Recent centuries have seen a big jump in the rates of erosion in the iconic chalk cliffs on England’s south coast. A new study finds that for thousands of years the rocks were being beaten back by the waves at perhaps 2-6cm a year.
The past 150 years has seen this retreat through erosion accelerate 10-fold, to more than 20cm a year. The speed-up was clocked with the aid of a smart technique that tracks changes induced in rocks when they are exposed to energetic space particles.
Martin Hurst, from Glasgow University, and colleagues report their work in the leading American journal, the Proceedings of the National Academy of Sciences.
They believe it will help us understand some of the coming impacts of climate change.
‘Our coasts are going to change in the future as a result of sea-level rise and perhaps increased storminess, and we want this work to inform better forecasts of erosion,’ Dr Hurst told BBC News.
The research was centred on East Sussex and its towering cliffs at Beachy Head and Hope Gap.
Originally laid down 90 million years ago, these soft chalk faces are now being eaten away by the relentless pounding they get from the sea.

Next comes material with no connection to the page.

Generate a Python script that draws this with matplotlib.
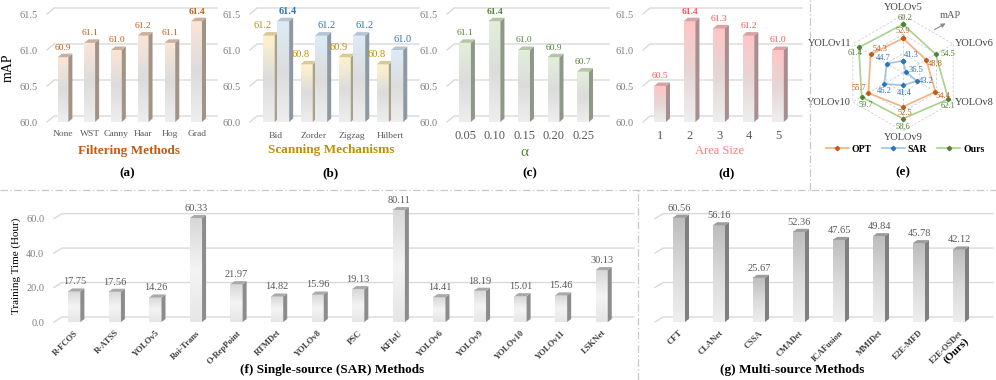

Dr Hurst’s team was able to estimate the pace of this reversal by examining the amount of beryllium-10 in nodules of flint embedded in the eroded platform in front of the cliffs.
The radioactive element is produced when cosmic rays – that constantly shower the Earth – hit oxygen atoms in the flints’ quartz minerals.
The longer the nodules have been exposed, the greater their build-up of beryllium-10.
At Beachy Head and Hope Gap, the gently sloping platform, which is only uncovered at low tide, extends seaward several hundred metres.
It represents all that is left after millennia of cliff removal.
‘The lower rates of erosion that we report – about 2.5cm at Hope Gap and around 6cm at Beachy Head – are averaged over that timeframe – through about the past 7,000 years of the Holocene,’ explained Dr Hurst.
‘But comparing that to observations based on topographic maps and aerial photography of the last 150 years – the difference is quite stark. These historical observations from 1870 to the present suggest erosion rates of 20-30cm a year at the two sites.’
The estimates of change in the deep past are tricky because the platform appears younger than it really is.
This stems from the fact that its surface continues to erode downwards, removing its oldest exposed flints. The regular tidal covering of water also has to be considered because it will restrict the flux of cosmic rays reaching the platform, thus limiting the amount of beryllium that can be induced in the nodules.
But the team is confident in its analysis and puts forward some ideas to explain the recent big up-tick in erosion.
These concern the available gravels at the foot of the cliffs that constitute the beach.
Ordinarily, this material acts as a buffer, limiting the energy of crashing waves.
But there is good evidence that the beaches in this region of the south coast have got thinner through time and perhaps therefore offer less protection today than they once did.
In the modern era, groins and sea walls have been erected further down the coast and these may have interfered with the along-shore transport of gravels. And further back in time, several hundred years ago, it is possible also that there was a phase of more storms. These could have removed significant volumes of gravel and pushed the rates of erosion into a new, more aggressive regime that persists even now.
Co-author Dylan Rood from Imperial College London told BBC News: ‘The coast is clearly eroding, and Britain has retreated fast. A nearly tenfold increase in retreat rates over a very short timescale, in geological terms, is remarkable.
‘The UK cannot leave the issue of cliff erosion unresolved in the face of a warming world and rising sea levels. Cliff erosion is irreversible; once the cliffs retreat, they are gone for good.’